This is a most interesting thread - I do agree that it is very important to know what kind of horse you are looking for, and I think the most important thing is that the chemistry between human and horse is good. I think a lot of horses work well with one person, but with the next one they are totally different, especially the strong and independent horses, and I think this is often underestimated - it hurts my soul to think about how often horses have to change ownership and their whole life is turned upside down - new human, new stable, new mates, new food, new care. And they are totally depending on us - if they are lucky things are good and the stay good, but if not, they might end up miserable and used. Strangely enough there is quite a fashin in buying and selling your horse, because it has become too small, too fat, too lazy, too boring, too ugly, too expensive, too hard to handle or whatever, or simply because we need excitement and it is always exciting to start up with a new one, end perhaps we will then do better in the next show....do you know what I am talking about??? I think we should think much more about the horses in this 'game', and we should make sure that the horse is really fitting before we buy (just as the original post suggests) and I personally think we ought to go into the human-horse relation like into a marriage - admitted, it can be cancelled, but not just for fun. It is no fun for the horse - it is its life!!! And we should also teach our children that taking care of living beings means commitment, until they are dead or we really can ensure that they are cared for by others (that also counts for all other animals - including the ones we want to eat finally).

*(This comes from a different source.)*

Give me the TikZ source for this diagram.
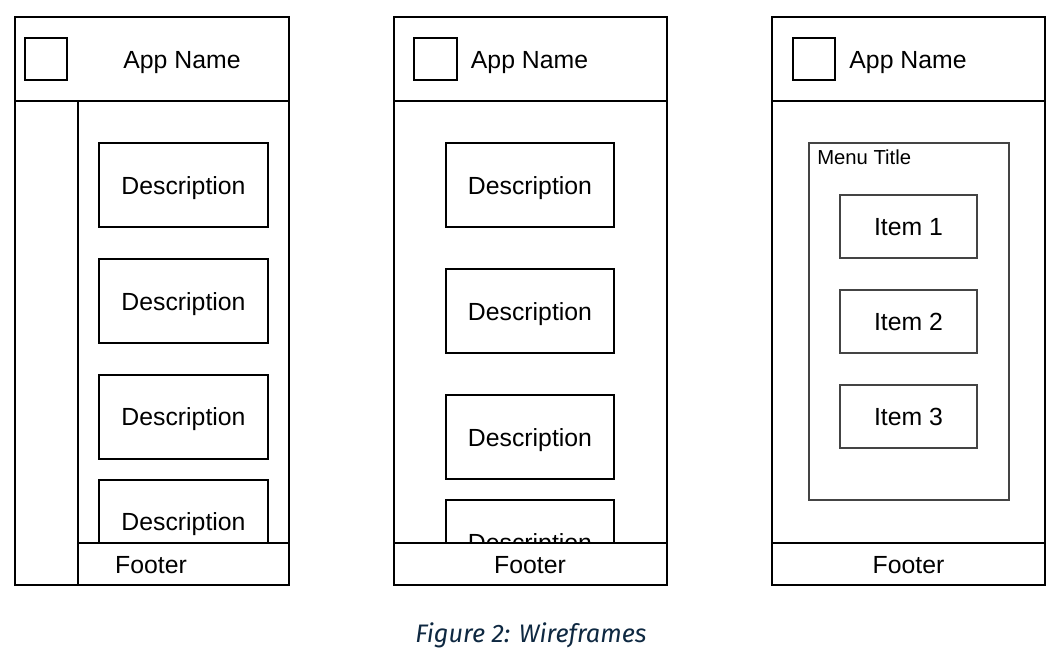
\documentclass[tikz,border=0pt]{standalone}
\usepackage{fontspec}
\setmainfont{Liberation Sans}
\newfontfamily\capfont{Fira Sans}
\definecolor{capblue}{HTML}{0E2841}
\definecolor{menugray}{HTML}{444444}
\newcommand\wb[6]{\node[#6, minimum width={(#4-#2)*0.75pt}, minimum height={(#5-#3)*0.75pt}] (#1) at ({(#2+#4)/2},{(#3+#5)/2}) {};}
\tikzset{
  box/.style={draw, line width=1.3pt, inner sep=0pt, fill=white},
  gbox/.style={draw=menugray, line width=1.3pt, inner sep=0pt},
  lbl/.style={inner sep=0pt, text height=13.3pt, text depth=0pt, font=\fontsize{18.6pt}{20pt}\selectfont},
  small/.style={inner sep=0pt, text height=10.9pt, text depth=0pt, font=\fontsize{15.2pt}{17pt}\selectfont},
}
\begin{document}
\begin{tikzpicture}[x=0.75pt,y=-0.75pt]
\useasboundingbox (0,0) rectangle (1063,662);
% ---------- Phone 1 ----------
\wb{p1body}{15}{101}{289}{585}{box}
\wb{p1head}{15}{17}{289}{101}{box}
\wb{p1icon}{25}{38}{67}{80}{box}
\node[lbl] (p1name) at (182,60) {App Name};
\draw[line width=1.3pt] (78,101) coordinate (p1s) -- (78,585) coordinate (p1e);
\wb{p1d1}{99}{143}{268}{227}{box}
\node[lbl] (p1d1t) at (183.5,186) {Description};
\wb{p1d2}{99}{259}{268}{343}{box}
\node[lbl] (p1d2t) at (183.5,302) {Description};
\wb{p1d3}{99}{375}{268}{459}{box}
\node[lbl] (p1d3t) at (183.5,417) {Description};
\wb{p1d4}{99}{480}{268}{564}{box}
\node[lbl] (p1d4t) at (183.5,522) {Description};
\wb{p1foot}{78}{543}{289}{585}{box}
\node[lbl] (p1ft) at (151,565) {Footer};
% ---------- Phone 2 ----------
\wb{p2body}{394}{101}{667}{585}{box}
\wb{p2head}{394}{17}{667}{101}{box}
\wb{p2icon}{414}{38}{457}{80}{box}
\node[lbl] (p2name) at (529.5,60) {App Name};
\wb{p2d1}{446}{143}{614}{227}{box}
\node[lbl] (p2d1t) at (530,186) {Description};
\wb{p2d2}{446}{269}{614}{353}{box}
\node[lbl] (p2d2t) at (530,312) {Description};
\wb{p2d3}{446}{395}{614}{479}{box}
\node[lbl] (p2d3t) at (530,438) {Description};
\begin{scope}
\clip (440,490) rectangle (620,543);
\wb{p2d4}{446}{500}{614}{584}{box}
\node[lbl] (p2d4t) at (530,543) {Description};
\end{scope}
\wb{p2foot}{394}{543}{667}{585}{box}
\node[lbl] (p2ft) at (530,565) {Footer};
% ---------- Phone 3 ----------
\wb{p3body}{772}{101}{1045}{585}{box}
\wb{p3head}{772}{17}{1045}{101}{box}
\wb{p3icon}{793}{38}{835}{80}{box}
\node[lbl] (p3name) at (908,60) {App Name};
\wb{p3menu}{809}{143}{1009}{500}{gbox}
\node[small, anchor=west] (p3mt) at (817,157) {Menu Title};
\wb{p3i1}{840}{195}{977}{258}{gbox}
\node[lbl] (p3i1t) at (908.5,227) {Item 1};
\wb{p3i2}{840}{290}{977}{353}{gbox}
\node[lbl] (p3i2t) at (908.5,322) {Item 2};
\wb{p3i3}{840}{385}{977}{448}{gbox}
\node[lbl] (p3i3t) at (908.5,417) {Item 3};
\wb{p3foot}{772}{543}{1045}{585}{box}
\node[lbl] (p3ft) at (908.5,565) {Footer};
% ---------- Caption ----------
\node[inner sep=0pt, text=capblue, font=\capfont\itshape\fontsize{19pt}{22pt}\selectfont] (cap) at (531,635) {Figure 2: Wireframes};
\end{tikzpicture}
\end{document}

Personally I was very fortunate, because my last horse I bred on a mare I had owned for many years (they are both long gone :(). And the foal - a he - turned out to fit perfectly to me - he was a pure Pilgrim and it suited my personality wonderfully - but perhaps he also partly developed into a Pilgrim because he was with me since he was born - who knows - I think that might be possible to some extend. Surely I did a lot of mistakes during his life and it was not allways working, but I was lucky enough to come accross the books (and a course) with Klaus Hempfling before I had messed him up too much.
Actually the book 'What horses reval' by Hempfling was very helpful exactly in finding out what kind of horse he really was and in which way I could approach him best. One of my friends even had some Horseprofiles done by 'the master himself' when she wanted to buy a horse - she got really good advice and ended up finding her true soul-mate :). Unfortunately I think KFH doesn't do these horseprofiles anymore, because they are really good - but if we are lucky soon his new teachers will be ready to do things like that! At least if possible I will have that done when I start looking for a new horse for myself some day - or try by myself with the book if I can figure out, though it is admittedly not so easy since some horses have 2 or more characters in them.